'''

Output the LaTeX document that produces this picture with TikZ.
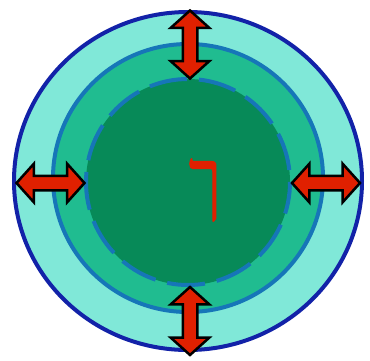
\documentclass[tikz,border=0pt]{standalone}
\usepackage{fontspec}
\usetikzlibrary{shapes.arrows}
\TeXXeTstate=1
\newfontfamily\hebfont[Script=Hebrew,FakeBold=1.4]{Liberation Serif}
\definecolor{cskin}{RGB}{128,232,216}
\definecolor{cmid}{RGB}{32,188,144}
\definecolor{ccore}{RGB}{7,138,88}
\definecolor{crim}{RGB}{18,34,168}
\definecolor{cline}{RGB}{22,118,184}
\definecolor{cpush}{RGB}{224,32,0}
\tikzset{
  % layers of the disc, outside to inside
  skin/.style={fill=cskin,draw=crim,line width=4pt},
  mantle/.style={fill=cmid,draw=cline,line width=4pt},
  core/.style={fill=ccore},
  coreline/.style={draw=cline,line width=4pt,dash pattern=on 38pt off 12pt,dash phase=6pt},
  push/.style={double arrow,fill=cpush,draw=black,line width=2.5pt,
    minimum height=68pt,inner xsep=0pt,inner ysep=6pt,
    double arrow head extend=12pt,double arrow tip angle=96}
}
\begin{document}
\begin{tikzpicture}[x=1pt,y=-1pt]
  \useasboundingbox (0,0) rectangle (370,360);
  \fill[white] (0,0) rectangle (370,360);
  \coordinate (c) at (188,181);
  \path[skin] (c) ellipse [x radius=174, y radius=169];
  \path[mantle] (188,178) ellipse [x radius=135, y radius=134];
  \path[core] (188,182) ellipse [x radius=102, y radius=103];
  \path[coreline] (188,182) ellipse [x radius=102, y radius=103];
  \node[push,rotate=90] (up) at (190,44.5) {};
  \node[push,rotate=90] (down) at (190,321) {};
  \node[push] (left) at (50.5,183) {};
  \node[push] (right) at (326,183) {};
  \node[text=cpush,font=\hebfont\fontsize{80}{80}\selectfont,inner sep=0pt] (glyph) at (205,190) {\scalebox{0.82}[1]{\beginR ך\endR}};
\end{tikzpicture}
\end{document}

'''

Stated problem:
Exclude every picture and copy the remaining data exactly.

Solution for this problem:
Output the LaTeX document that produces this picture with TikZ.
\documentclass[tikz,border=0pt]{standalone}
\usepackage{fontspec}
\usetikzlibrary{shapes.arrows}
\TeXXeTstate=1
\newfontfamily\hebfont[Script=Hebrew,FakeBold=1.4]{Liberation Serif}
\definecolor{cskin}{RGB}{128,232,216}
\definecolor{cmid}{RGB}{32,188,144}
\definecolor{ccore}{RGB}{7,138,88}
\definecolor{crim}{RGB}{18,34,168}
\definecolor{cline}{RGB}{22,118,184}
\definecolor{cpush}{RGB}{224,32,0}
\tikzset{
  % layers of the disc, outside to inside
  skin/.style={fill=cskin,draw=crim,line width=4pt},
  mantle/.style={fill=cmid,draw=cline,line width=4pt},
  core/.style={fill=ccore},
  coreline/.style={draw=cline,line width=4pt,dash pattern=on 38pt off 12pt,dash phase=6pt},
  push/.style={double arrow,fill=cpush,draw=black,line width=2.5pt,
    minimum height=68pt,inner xsep=0pt,inner ysep=6pt,
    double arrow head extend=12pt,double arrow tip angle=96}
}
\begin{document}
\begin{tikzpicture}[x=1pt,y=-1pt]
  \useasboundingbox (0,0) rectangle (370,360);
  \fill[white] (0,0) rectangle (370,360);
  \coordinate (c) at (188,181);
  \path[skin] (c) ellipse [x radius=174, y radius=169];
  \path[mantle] (188,178) ellipse [x radius=135, y radius=134];
  \path[core] (188,182) ellipse [x radius=102, y radius=103];
  \path[coreline] (188,182) ellipse [x radius=102, y radius=103];
  \node[push,rotate=90] (up) at (190,44.5) {};
  \node[push,rotate=90] (down) at (190,321) {};
  \node[push] (left) at (50.5,183) {};
  \node[push] (right) at (326,183) {};
  \node[text=cpush,font=\hebfont\fontsize{80}{80}\selectfont,inner sep=0pt] (glyph) at (205,190) {\scalebox{0.82}[1]{\beginR ך\endR}};
\end{tikzpicture}
\end{document}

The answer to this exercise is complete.